[Exercise goal]
Report the count of lines that carry the string "LaTeX", and add nothing.

[start Extracted records]

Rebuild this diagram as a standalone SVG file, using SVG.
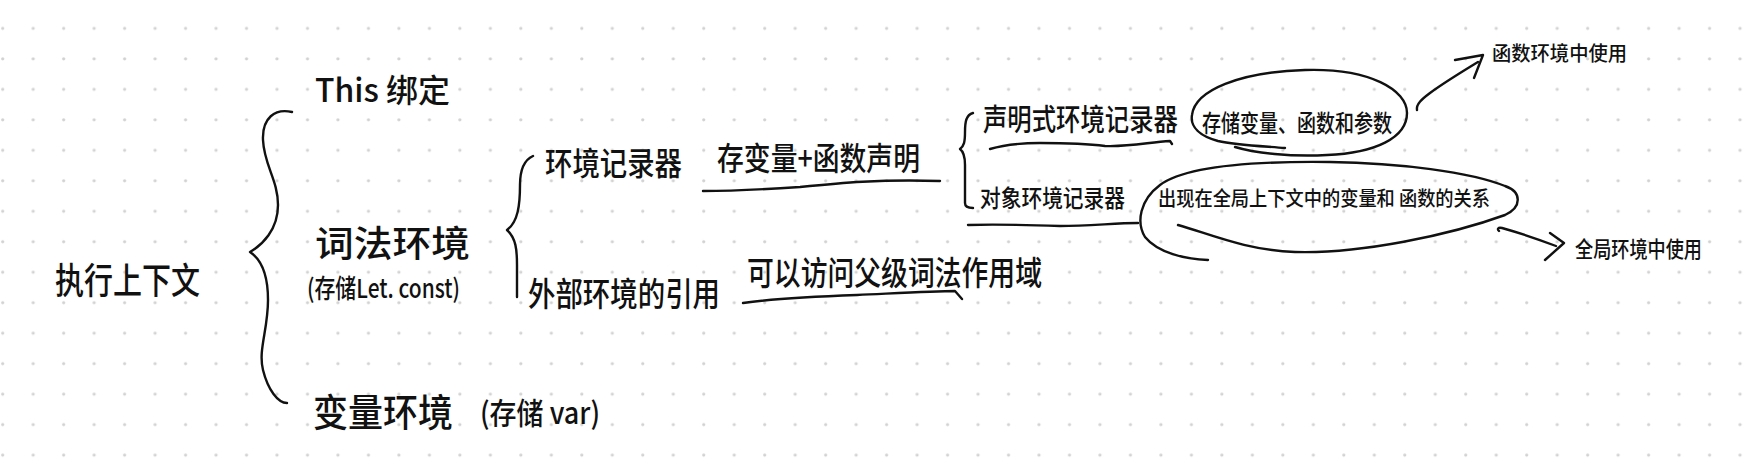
<svg xmlns="http://www.w3.org/2000/svg" width="1748" height="476" viewBox="0 0 1748 476">
  <defs>
    <pattern id="dots" x="0" y="0" width="30.48" height="30.48" patternUnits="userSpaceOnUse">
      <circle cx="2.7" cy="28.3" r="1.6" fill="#d2d2d2"/>
    </pattern>
    <style>
      .t { font-family: "Noto Sans CJK SC", "Noto Sans", sans-serif; fill: #111; font-weight: 500; }
      .ln { fill: none; stroke: #111; stroke-width: 2.4; stroke-linecap: round; stroke-linejoin: round; }
    </style>
  </defs>
  <rect width="1748" height="476" fill="#ffffff"/>
  <rect width="1748" height="476" fill="url(#dots)"/>

  <g id="connectors">
    <path class="ln" d="M292,112 C275,108 262,118 263,140 C264,165 278,180 278,205 C278,230 262,245 250,252 C262,260 268,275 268,300 C268,330 258,350 263,370 C268,390 278,403 287,403"/>
    <path class="ln" d="M533,156 C524,160 520,170 520,185 C520,205 518,222 507,230 C516,238 517,250 517,265 L517,297"/>
    <path class="ln" d="M973,113 C966,115 965,122 965,132 C965,142 964,146 960,149 C964,152 965,157 965,165 L965,203 C965,207 968,208 973,208"/>
    <path class="ln" d="M703,191 C740,191 770,189 800,187 C840,183 880,179 940,181"/>
    <path class="ln" d="M743,303 C770,299 800,297 857,295 C900,293 935,291 955,291 L962,299"/>
    <path class="ln" d="M990,149 C1000,146 1020,143 1040,143 C1065,143 1090,144 1105,146 C1130,147 1150,142 1170,141 L1172,144"/>
    <path class="ln" d="M968,225 C1000,224 1030,225 1060,226 C1090,226 1115,223 1138,223"/>
    <path class="ln" d="M1417,110 C1416,104 1422,99 1430,93 C1445,82 1460,73 1478,62"/>
    <path class="ln" d="M1455,60 L1483,55 L1474,78"/>
    <path class="ln" d="M1499,231 C1497,229 1498,227 1502,228 C1520,233 1540,240 1556,246"/>
    <path class="ln" d="M1550,233 L1564,243 L1545,260"/>
  </g>

  <g id="n-root"><text class="t" x="55" y="294" font-size="36" textLength="145" lengthAdjust="spacingAndGlyphs">执行上下文</text></g>
  <g id="n-this"><text class="t" x="315" y="102" font-size="32" textLength="135" lengthAdjust="spacingAndGlyphs">This 绑定</text></g>
  <g id="n-lexical">
    <text class="t" x="315" y="257" font-size="36" textLength="155" lengthAdjust="spacingAndGlyphs">词法环境</text>
    <text class="t" x="307" y="298" font-size="26" textLength="153" lengthAdjust="spacingAndGlyphs">(存储Let. const)</text>
  </g>
  <g id="n-variable"><text class="t" x="313" y="426" font-size="38" textLength="140" lengthAdjust="spacingAndGlyphs">变量环境</text><text class="t" x="480" y="424" font-size="30" textLength="120" lengthAdjust="spacingAndGlyphs">(存储 var)</text></g>
  <g id="n-envrec">
    <text class="t" x="545" y="175" font-size="32" textLength="137" lengthAdjust="spacingAndGlyphs">环境记录器</text>
    <text class="t" x="717" y="170" font-size="32" textLength="203" lengthAdjust="spacingAndGlyphs">存变量+函数声明</text>
  </g>
  <g id="n-outer">
    <text class="t" x="528" y="306" font-size="33" textLength="192" lengthAdjust="spacingAndGlyphs">外部环境的引用</text>
    <text class="t" x="747" y="285" font-size="33" textLength="295" lengthAdjust="spacingAndGlyphs">可以访问父级词法作用域</text>
  </g>
  <g id="n-declarative"><text class="t" x="983" y="130" font-size="30" textLength="195" lengthAdjust="spacingAndGlyphs">声明式环境记录器</text></g>
  <g id="n-object"><text class="t" x="980" y="207" font-size="24" textLength="145" lengthAdjust="spacingAndGlyphs">对象环境记录器</text></g>
  <g id="n-decl-desc">
    <path class="ln" d="M1285,148 C1260,146 1235,145 1218,141 C1200,136 1190,127 1192,115 C1195,90 1240,72 1305,70 C1370,68 1407,90 1407,113 C1407,138 1375,153 1327,155 C1290,157 1255,153 1235,147"/>
    <text class="t" x="1202" y="132" font-size="24" textLength="190" lengthAdjust="spacingAndGlyphs">存储变量、函数和参数</text>
  </g>
  <g id="n-obj-desc">
    <path class="ln" d="M1178,225 C1210,234 1245,250 1295,252 C1360,254 1450,235 1505,215 C1522,207 1522,192 1505,186 C1470,172 1400,163 1330,162 C1250,161 1185,166 1160,185 C1140,200 1136,222 1145,237 C1158,253 1185,259 1208,260"/>
    <text class="t" x="1158" y="206" font-size="20" textLength="332" lengthAdjust="spacingAndGlyphs">出现在全局上下文中的变量和 函数的关系</text>
  </g>
  <g id="n-func-use"><text class="t" x="1492" y="61" font-size="20" textLength="135" lengthAdjust="spacingAndGlyphs">函数环境中使用</text></g>
  <g id="n-global-use"><text class="t" x="1575" y="257" font-size="22" textLength="127" lengthAdjust="spacingAndGlyphs">全局环境中使用</text></g>
</svg>
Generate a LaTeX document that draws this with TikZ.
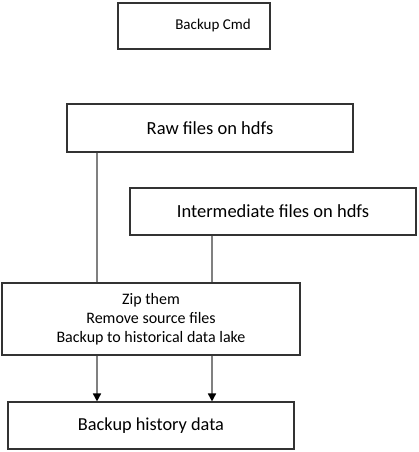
\documentclass[tikz,border=0pt]{standalone}
\usepackage{fontspec}
\setmainfont{Carlito}
\usetikzlibrary{arrows.meta}
\begin{document}
\begin{tikzpicture}[x=1pt,y=-1pt,
  box/.style={draw=black!80, line width=1.1pt, inner sep=0pt, align=center, fill=white},
  link/.style={draw=black!50, line width=1.6pt},
  arr/.style={link, -{Triangle[width=8pt,length=8pt,black]}}]
\useasboundingbox (0,0) rectangle (418,452);
\node[box, minimum width=152pt, minimum height=46pt, font=\fontsize{15}{18}\selectfont] (cmd) at (194,26) {\hspace*{38pt}Backup Cmd};
\node[box, minimum width=286pt, minimum height=48pt, font=\fontsize{18.5}{22}\selectfont] (raw) at (210,128) {Raw files on hdfs};
\node[box, minimum width=286pt, minimum height=47pt, font=\fontsize{18.5}{22}\selectfont] (inter) at (273,211.5) {Intermediate files on hdfs};
\node[box, minimum width=298pt, minimum height=72pt, font=\fontsize{16}{19}\selectfont] (zip) at (151,319) {Zip them\\Remove source files\\Backup to historical data lake};
\node[box, minimum width=286pt, minimum height=47pt, font=\fontsize{18.3}{22}\selectfont] (hist) at (151,425.5) {Backup history data};
\coordinate (xa) at (97,0);
\coordinate (xb) at (212,0);
\draw[link] (raw.south -| xa) -- (zip.north -| xa);
\draw[link] (inter.south -| xb) -- (zip.north -| xb);
\draw[arr] (zip.south -| xa) -- (hist.north -| xa);
\draw[arr] (zip.south -| xb) -- (hist.north -| xb);
\end{tikzpicture}
\end{document}
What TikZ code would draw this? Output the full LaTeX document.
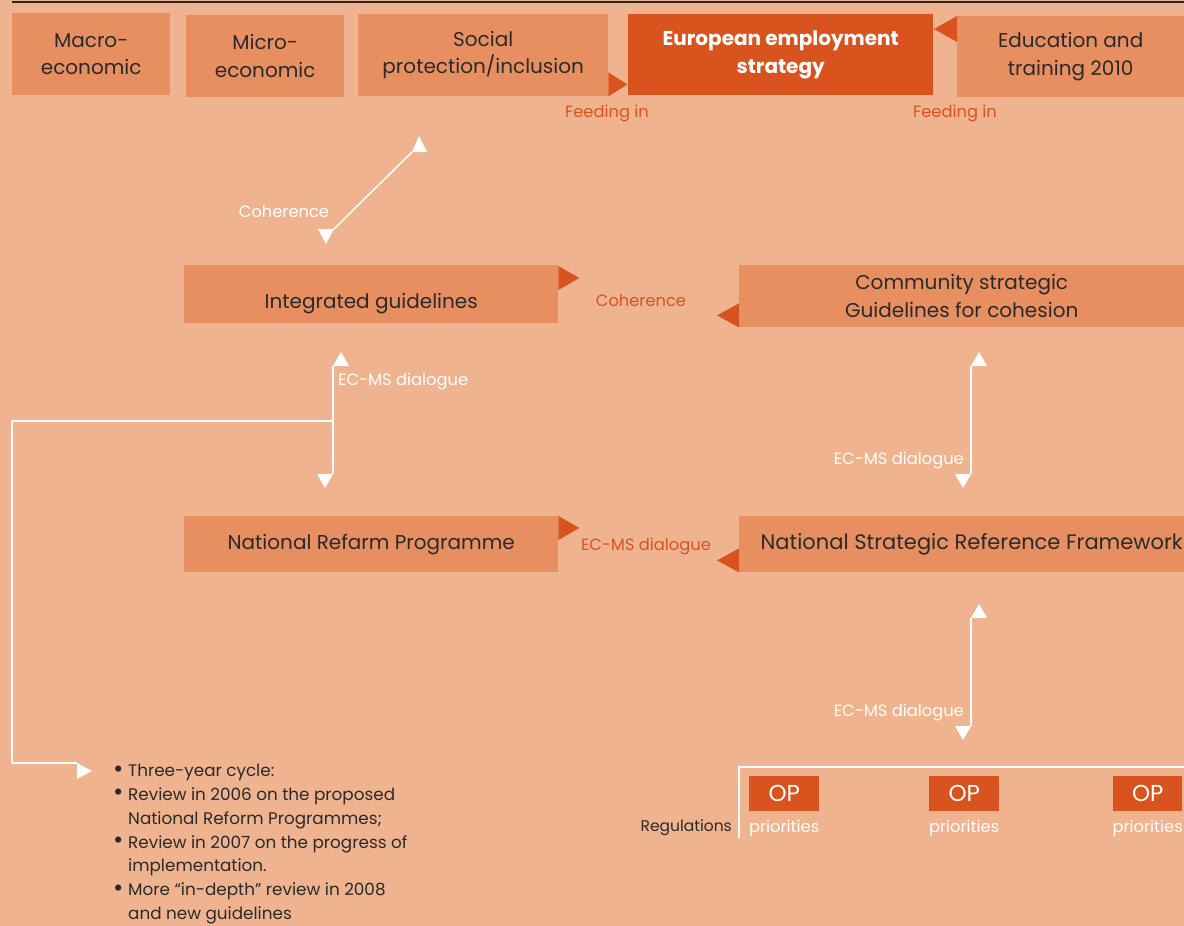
\documentclass[tikz,border=0pt]{standalone}
\usepackage{fontspec}
\setmainfont{Poppins}
\usetikzlibrary{calc}
\definecolor{bgpeach}{HTML}{F0B38F}
\definecolor{boxpeach}{HTML}{E88F62}
\definecolor{rust}{HTML}{D9531E}
\definecolor{ink}{HTML}{2A2A2A}
\newcommand{\dotmark}{\makebox[15pt][l]{\raisebox{-0.5pt}{\scalebox{1.5}{•}}}}
\newcommand{\nodot}{\makebox[15pt][l]{}}
\begin{document}
\begin{tikzpicture}[x=1pt,y=-1pt,
  box/.style={fill=boxpeach, anchor=north west, inner sep=0pt, align=center,
    text=ink, font=\fontsize{20}{27.5}\selectfont},
  keybox/.style={box, fill=rust, text=white, font=\bfseries\fontsize{20}{27.5}\selectfont},
  opbox/.style={fill=rust, anchor=north west, inner sep=0pt, minimum width=70, minimum height=35,
    text=white, font=\fontsize{23}{26}\selectfont},
  rustlbl/.style={text=rust, inner sep=0pt, font=\fontsize{16.3}{19}\selectfont},
  whitelbl/.style={text=white, inner sep=0pt, font=\fontsize{16.3}{19}\selectfont},
  link/.style={draw=white, line width=1.5pt},
  tip/.style={fill=white},
  pointer/.style={fill=rust}]
\useasboundingbox (0,0) rectangle (1184,926);
\fill[bgpeach] (0,0) rectangle (1184,926);
\draw[ink, line width=1.5pt] (12,2) -- (1184,2);

% top row of policy areas
\node[box, minimum width=158, minimum height=82] (macro) at (12,13) {Macro-\\economic};
\node[box, minimum width=158, minimum height=82] (micro) at (186,15) {Micro-\\economic};
\node[box, minimum width=250, minimum height=82] (social) at (358,14) {Social\\protection/inclusion};
\node[keybox, minimum width=305, minimum height=81] (ees) at (628,14) {European employment\\strategy};
\node[box, minimum width=227, minimum height=81] (edu) at (957,16) {Education and\\training 2010};
\fill[pointer] (social.south east) -- ++(0,-24) -- ++(19,12) -- cycle;
\fill[pointer] (edu.north west) -- ++(0,26) -- ++(-23,-13) -- cycle;
\node[rustlbl] (feed1) at (607,113) {Feeding in};
\node[rustlbl] (feed2) at (955,113) {Feeding in};

% guidelines level (label sits a little below the middle of its box)
\node[box, minimum width=374, minimum height=58, text height=28pt, text depth=0pt] (ig) at (184,265) {Integrated guidelines};
\node[box, minimum width=445, minimum height=62] (csg) at (739,265) {Community strategic\\Guidelines for cohesion};
\fill[pointer] (ig.north east) ++(0,1) -- ++(0,24) -- ++(21,-12) -- cycle;
\fill[pointer] (csg.south west) -- ++(0,-24) -- ++(-22,12) -- cycle;
\node[rustlbl] (coh2) at (641,301) {Coherence};

% coherence link to the top row
\coordinate (cohlo) at (334,229);
\coordinate (cohhi) at (412,152);
\draw[link] (cohlo) -- (cohhi);
\fill[tip] (cohhi) -- ++(15,0) -- ++(-8,-16) -- cycle;
\fill[tip] (cohlo) -- ++(-16,0) -- ++(8,15) -- cycle;
\node[whitelbl] (coh1) at (284,212) {Coherence};

% national level
\node[box, minimum width=374, minimum height=56] (nrp) at (184,516) {National Refarm Programme};
\node[box, minimum width=445, minimum height=56, font=\fontsize{21}{25}\selectfont] (nsrf) at (739,516) {\hspace*{20pt}National Strategic Reference Framework};
\fill[pointer] (nrp.north east) -- ++(0,24) -- ++(21,-12) -- cycle;
\fill[pointer] (nsrf.south west) -- ++(0,-24) -- ++(-22,12) -- cycle;
\node[rustlbl] (dlg3) at (646,546) {EC-MS dialogue};

% EC-MS dialogue links
\coordinate (lhi) at (333,366);
\coordinate (llo) at (333,474);
\draw[link] (lhi) -- (llo);
\fill[tip] (lhi) -- ++(16,0) -- ++(-8,-14) -- cycle;
\fill[tip] (llo) -- ++(-16,0) -- ++(8,14) -- cycle;
\node[whitelbl, anchor=west] (dlg1) at (338,381) {EC-MS dialogue};

\coordinate (rhi) at (971,366);
\coordinate (rlo) at (971,474);
\draw[link] (rhi) -- (rlo);
\fill[tip] (rhi) -- ++(16,0) -- ++(-8,-14) -- cycle;
\fill[tip] (rlo) -- ++(-16,0) -- ++(8,14) -- cycle;
\node[whitelbl, anchor=east] (dlg2) at (964,460) {EC-MS dialogue};

\coordinate (bhi) at (971,618);
\coordinate (blo) at (971,726);
\draw[link] (bhi) -- (blo);
\fill[tip] (bhi) -- ++(16,0) -- ++(-8,-14) -- cycle;
\fill[tip] (blo) -- ++(-16,0) -- ++(8,14) -- cycle;
\node[whitelbl, anchor=east] (dlg4) at (964,712) {EC-MS dialogue};

% review cycle loop
\coordinate (loopa) at (333,421);
\coordinate (loopb) at (77,763);
\draw[link] (loopa) -- (12,421) -- (12,763) -- (loopb);
\fill[tip] (loopb) -- ++(0,16) -- ++(15,-8) -- cycle;
\node[anchor=north west, inner sep=0pt, align=left, text=ink,
  font=\fontsize{16.8}{23.8}\selectfont] (cycle) at (113,764)
  {\dotmark Three-year cycle:\\
   \dotmark Review in 2006 on the proposed\\
   \nodot National Reform Programmes;\\
   \dotmark Review in 2007 on the progress of\\
   \nodot implementation.\\
   \dotmark More “in-depth” review in 2008\\
   \nodot and new guidelines};

% operational programmes
\coordinate (regtop) at (739,767);
\draw[draw=white, line width=2pt] (739,838) -- (regtop) -- (1184,767);
\node[anchor=east, inner sep=0pt, text=ink, font=\fontsize{15.5}{18}\selectfont] (reg) at (732,828) {Regulations};
\node[opbox] (op1) at (749,776) {OP};
\node[opbox] (op2) at (929,776) {OP};
\node[opbox, minimum width=69] (op3) at (1113,776) {OP};
\foreach \o in {op1,op2,op3}
  \node[whitelbl, anchor=north] at ($(\o.south)+(0,8)$) {priorities};
\end{tikzpicture}
\end{document}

[end Extracted records]

[Solution for this problem]
2